SpaceX Falcon 9 Rocket Landing Predictions

Machine Learning | Data Science | Classification | Model Evaluation

This project explores the use of machine learning techniques to predict whether a SpaceX Falcon 9 first stage will successfully land after launch. The work combines real-world launch data, rigorous preprocessing, feature engineering, and comparative model evaluation to demonstrate the value of data-driven aerospace predictions.

Problem Statement

SpaceX has revolutionized spaceflight by making its Falcon 9 rockets partially reusable. A key part of this innovation is the rocket's ability to land its first stage after launch. Accurately predicting the success of such landings can optimize launch planning and risk assessment. This project aims to build predictive models that determine the likelihood of a successful landing, given launch-related parameters.

What I Did:

  • Exploratory Data Analysis (EDA): Conducted in-depth visual and statistical analysis to understand the launch parameters (e.g., payload mass, orbit type, flight number).

  • Hyperparameter Tuning: Used GridSearchCV to optimize model performance.

Flight Number v Payload Mass (kg)

  • Feature Engineering: Encoded categorical variables (like orbit and landing pad) and normalized numerical data.

Feature Engineering

Logistic Regression and GridSearchCV

  • Model Development:
    Trained and evaluated multiple classification models:

    • Logistic Regression

    • Support Vector Machines (SVM)

    • Decision Trees

    • K-Nearest Neighbors

Decision Tree Classifier

  • Model Comparison: Evaluated models using accuracy to identify the best-performing classifier.

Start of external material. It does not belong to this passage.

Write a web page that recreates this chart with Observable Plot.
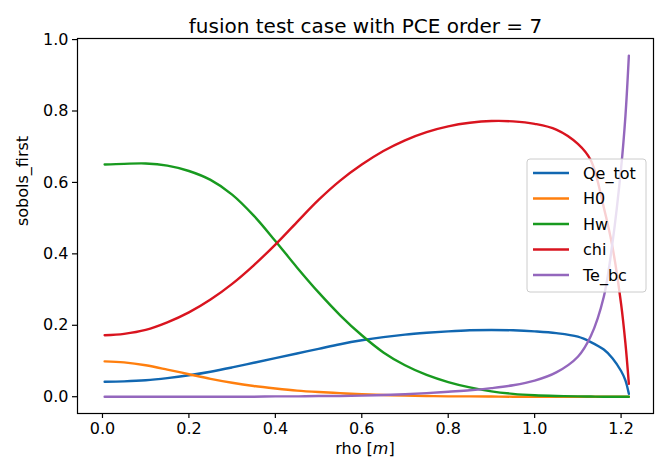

Finding Model with Best Accuracy

This project was completed as part of the IBM Data Science Specialization, which I completed on 06 July 2023. The code can be found here on my GitHub.

Credit to Authors and Other Contributors: Rav Ahuja, Lakshmi Holla, Yan Luo, Joseph Santarcangelo, Nayef Abou Tayoun, and Pratiksha Verma

Key Results:

  • The Decision Tree classifier had the best accuracy, while the Logistic Regression model had the worst.

  • Visualizations and metrics helped explain how features like payload mass and orbit contribute to landing outcomes.

  • The final model accurately predicted landing success on test data. However, the amount of data was limited, so not much can be said of the model's scalability.

Tools and Technologies Used:

  • Python (Pandas, NumPy, Scikit-learn, Seaborn, Matplotlib)

  • Jupyter Notebooks

  • SpaceX API for real-world data

  • Machine Learning Pipelines

  • Model evaluation metrics

Confusion Matrix for the Decision Tree Classifier

Takeaways:

This project was an exercise in full-stack data science, spanning the entire data science pipeline from sourcing and cleaning raw data to training models, tuning parameters, and evaluating predictions. It demonstrates how machine learning can enhance decision-making in complex, high-stakes systems, such as orbital launch operations.